As much an artist, working in music, dance and performance, as a poet, Rumi himself originated the ritual ceremony of whirling dervishes that my friend and I attended that evening. Twirling into a trance as meditation, these Sufi dancers (the term souf, or wool, for their simple wool robes) have become so popular that Konya built them a stadium-sized venue, with a glittering dome, on the perimeter of town, where buses of tourists pull up most nights. While a plaintive melody played on flute and drum, 12 dancer-disciples in tan-felt tombstone hats shed their black cloaks, looking, as they spun, like white flowers opening, or orbiting planets. In the final cycle, a figure in black, symbolizing Rumi, whirled counterclockwise from the sidelines into the center, reuniting with the invisible sun of love—the poet’s obsessive theme. (Even the video I took of the ritual emits a certain hypnotic peace, especially when I show it on my BlackBerry over dinner in Manhattan.)
The next day we hired a driver named Ertan and a BMW jeep to make the 70-mile trip through rolling wheat and sunflower fields to Karaman, the village where Rumi’s family had lived for seven years before moving to Konya (the poet memorialized its peaches “that make the whole town smile”). His mother and brother are buried in a mosque on the main square, their tombs sequestered behind green latticework busy with ornamental calligraphy. That afternoon, as we headed back through the golden Anatolian countryside, we stopped in the lush Konya suburb of Meram. “The VIP of Konya,” explained Ertan, in his only English of the day, referring to its well-off residents. From Meram’s Tavus Baba tea garden, you can take in the full panorama of Konya and stroll through a Tivoli Gardens of waterfalls, paddleboats and ducks floating in dark-green water. Here Rumi found inspiration for his whirling practice in a waterwheel (“The wheel of heaven / Circles God / Like a mill”), and here he recited to his friend Husam, from a page he had hidden in the folds of his turban, the first lines of his six-volume epic poem “Masnavi,” some of the most famous in all of world literature: “Listen to the reed flute and the tale it tells / How it sings of separation.”

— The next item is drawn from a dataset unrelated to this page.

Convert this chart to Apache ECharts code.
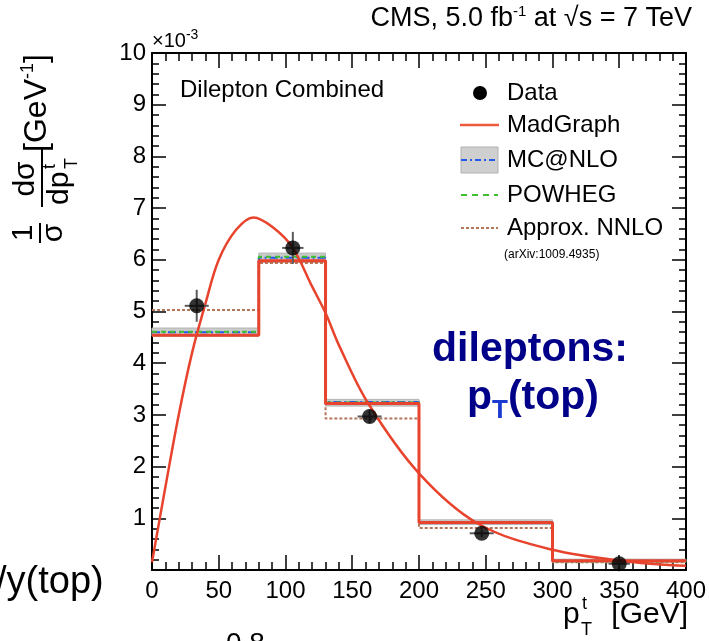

In Konya that evening, Rumi’s trademark “pearl” moon shone through the vine-covered trellises of Kösk Konya Mutfagi restaurant, where a bride in a white hijab and her wedding party dined on baby-okra soup. The moon spread its vanilla light over dome upon dome of the Sufi buildings built over centuries around the original green tower of Rumi’s shrine. “Say goodbye to Rumi,” Paul said later, as we walked by the entrance, our footsteps echoing on the now-quiet Türbe Caddesi. A night person, Rumi composed most of his poetry while Konya slept. At that still moment, I finally experienced the intimate connection with the great poet that had eluded me in daylight. As Rumi had once discovered with Shams: “Friends don’t finally meet somewhere / They’re in each other all along.”